[START Supplied material]
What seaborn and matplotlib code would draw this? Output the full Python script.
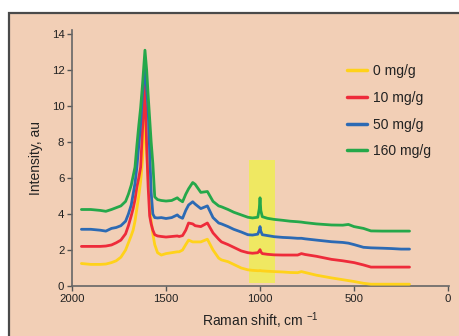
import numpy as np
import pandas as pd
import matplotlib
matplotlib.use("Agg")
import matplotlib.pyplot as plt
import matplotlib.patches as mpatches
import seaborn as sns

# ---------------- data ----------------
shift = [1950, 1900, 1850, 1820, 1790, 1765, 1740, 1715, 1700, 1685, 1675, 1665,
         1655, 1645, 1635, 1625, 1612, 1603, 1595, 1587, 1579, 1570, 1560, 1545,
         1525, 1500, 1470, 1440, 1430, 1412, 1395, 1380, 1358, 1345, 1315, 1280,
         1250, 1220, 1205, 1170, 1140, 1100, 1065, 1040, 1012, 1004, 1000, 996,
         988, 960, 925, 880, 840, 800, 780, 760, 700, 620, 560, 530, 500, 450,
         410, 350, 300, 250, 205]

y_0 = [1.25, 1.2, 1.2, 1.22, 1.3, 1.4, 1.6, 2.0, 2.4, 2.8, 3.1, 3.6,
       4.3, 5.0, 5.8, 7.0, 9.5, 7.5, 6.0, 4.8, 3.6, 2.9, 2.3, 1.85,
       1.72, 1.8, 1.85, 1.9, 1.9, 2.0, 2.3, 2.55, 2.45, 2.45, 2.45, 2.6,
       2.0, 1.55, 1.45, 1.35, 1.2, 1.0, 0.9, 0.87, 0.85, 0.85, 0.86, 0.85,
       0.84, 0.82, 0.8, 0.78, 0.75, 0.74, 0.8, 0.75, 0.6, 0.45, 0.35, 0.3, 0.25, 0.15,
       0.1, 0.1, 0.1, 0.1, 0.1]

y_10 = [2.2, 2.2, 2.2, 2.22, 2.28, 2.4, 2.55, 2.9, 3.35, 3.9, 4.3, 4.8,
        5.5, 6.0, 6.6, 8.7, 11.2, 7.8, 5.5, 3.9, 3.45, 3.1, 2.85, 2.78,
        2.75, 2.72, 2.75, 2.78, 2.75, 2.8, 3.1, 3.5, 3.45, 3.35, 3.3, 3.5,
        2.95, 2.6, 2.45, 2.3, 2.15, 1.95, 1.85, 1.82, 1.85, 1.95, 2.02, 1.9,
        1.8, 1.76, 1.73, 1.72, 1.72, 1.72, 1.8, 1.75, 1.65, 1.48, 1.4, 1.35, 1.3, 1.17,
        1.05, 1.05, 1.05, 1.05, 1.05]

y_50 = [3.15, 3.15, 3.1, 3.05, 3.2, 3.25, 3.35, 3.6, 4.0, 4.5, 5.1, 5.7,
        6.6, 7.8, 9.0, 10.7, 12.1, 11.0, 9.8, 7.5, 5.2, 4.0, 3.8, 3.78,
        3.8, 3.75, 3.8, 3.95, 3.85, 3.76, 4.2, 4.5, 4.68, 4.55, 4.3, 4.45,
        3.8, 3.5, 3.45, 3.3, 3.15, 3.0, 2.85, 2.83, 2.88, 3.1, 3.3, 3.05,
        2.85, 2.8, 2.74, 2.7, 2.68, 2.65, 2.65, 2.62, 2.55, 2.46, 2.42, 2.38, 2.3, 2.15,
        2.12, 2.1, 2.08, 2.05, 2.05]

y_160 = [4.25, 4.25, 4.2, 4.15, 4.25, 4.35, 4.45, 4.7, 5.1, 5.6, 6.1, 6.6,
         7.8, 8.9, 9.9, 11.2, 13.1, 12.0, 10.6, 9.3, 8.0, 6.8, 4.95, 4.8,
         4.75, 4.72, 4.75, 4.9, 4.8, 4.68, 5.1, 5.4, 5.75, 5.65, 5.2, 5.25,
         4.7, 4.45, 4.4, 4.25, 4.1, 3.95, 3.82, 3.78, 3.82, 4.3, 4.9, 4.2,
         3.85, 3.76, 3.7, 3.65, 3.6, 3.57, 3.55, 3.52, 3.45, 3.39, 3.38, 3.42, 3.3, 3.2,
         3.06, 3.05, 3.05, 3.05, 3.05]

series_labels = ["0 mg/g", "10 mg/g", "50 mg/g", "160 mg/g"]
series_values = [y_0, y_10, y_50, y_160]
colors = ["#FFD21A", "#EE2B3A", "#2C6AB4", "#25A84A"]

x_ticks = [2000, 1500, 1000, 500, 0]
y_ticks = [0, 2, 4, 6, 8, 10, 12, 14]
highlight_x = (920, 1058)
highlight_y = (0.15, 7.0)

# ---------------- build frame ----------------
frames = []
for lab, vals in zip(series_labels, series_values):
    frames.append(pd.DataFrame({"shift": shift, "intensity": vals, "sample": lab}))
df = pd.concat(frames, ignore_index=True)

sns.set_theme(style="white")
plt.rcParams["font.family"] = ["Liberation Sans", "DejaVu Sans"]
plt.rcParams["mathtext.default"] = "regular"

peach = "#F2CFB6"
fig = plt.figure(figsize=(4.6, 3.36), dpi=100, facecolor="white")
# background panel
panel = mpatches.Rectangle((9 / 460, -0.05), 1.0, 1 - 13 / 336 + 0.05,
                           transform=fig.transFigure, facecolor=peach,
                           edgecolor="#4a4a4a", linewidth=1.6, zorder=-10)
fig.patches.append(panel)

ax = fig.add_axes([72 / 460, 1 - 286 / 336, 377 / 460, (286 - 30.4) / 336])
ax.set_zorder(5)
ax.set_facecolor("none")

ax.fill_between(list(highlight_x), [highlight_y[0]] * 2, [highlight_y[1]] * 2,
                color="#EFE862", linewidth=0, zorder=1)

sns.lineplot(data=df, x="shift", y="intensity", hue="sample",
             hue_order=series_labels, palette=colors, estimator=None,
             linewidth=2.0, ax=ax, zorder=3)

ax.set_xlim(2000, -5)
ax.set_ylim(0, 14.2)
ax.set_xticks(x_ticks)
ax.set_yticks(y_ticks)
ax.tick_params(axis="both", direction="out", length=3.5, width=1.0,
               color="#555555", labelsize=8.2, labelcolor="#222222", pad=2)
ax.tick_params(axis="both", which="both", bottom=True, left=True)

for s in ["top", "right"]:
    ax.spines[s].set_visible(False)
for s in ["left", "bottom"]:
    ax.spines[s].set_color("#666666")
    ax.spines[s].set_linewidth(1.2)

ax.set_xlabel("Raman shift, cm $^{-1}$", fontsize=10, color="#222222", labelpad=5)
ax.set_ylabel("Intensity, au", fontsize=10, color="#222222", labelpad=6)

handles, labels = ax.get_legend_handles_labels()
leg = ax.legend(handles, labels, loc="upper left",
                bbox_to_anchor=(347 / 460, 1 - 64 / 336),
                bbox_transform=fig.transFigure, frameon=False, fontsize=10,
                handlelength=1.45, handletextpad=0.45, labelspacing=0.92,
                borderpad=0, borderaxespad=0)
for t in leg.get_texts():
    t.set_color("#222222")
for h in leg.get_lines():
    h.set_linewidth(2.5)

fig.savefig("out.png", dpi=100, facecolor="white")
[END Supplied material]
Problem to work on: Please repeat exactly the data above from its first line to the line that contains "410, 350, 300, 250, 205]", inclusive, and leave every picture out.

Expected answer:
What seaborn and matplotlib code would draw this? Output the full Python script.
import numpy as np
import pandas as pd
import matplotlib
matplotlib.use("Agg")
import matplotlib.pyplot as plt
import matplotlib.patches as mpatches
import seaborn as sns

# ---------------- data ----------------
shift = [1950, 1900, 1850, 1820, 1790, 1765, 1740, 1715, 1700, 1685, 1675, 1665,
         1655, 1645, 1635, 1625, 1612, 1603, 1595, 1587, 1579, 1570, 1560, 1545,
         1525, 1500, 1470, 1440, 1430, 1412, 1395, 1380, 1358, 1345, 1315, 1280,
         1250, 1220, 1205, 1170, 1140, 1100, 1065, 1040, 1012, 1004, 1000, 996,
         988, 960, 925, 880, 840, 800, 780, 760, 700, 620, 560, 530, 500, 450,
         410, 350, 300, 250, 205]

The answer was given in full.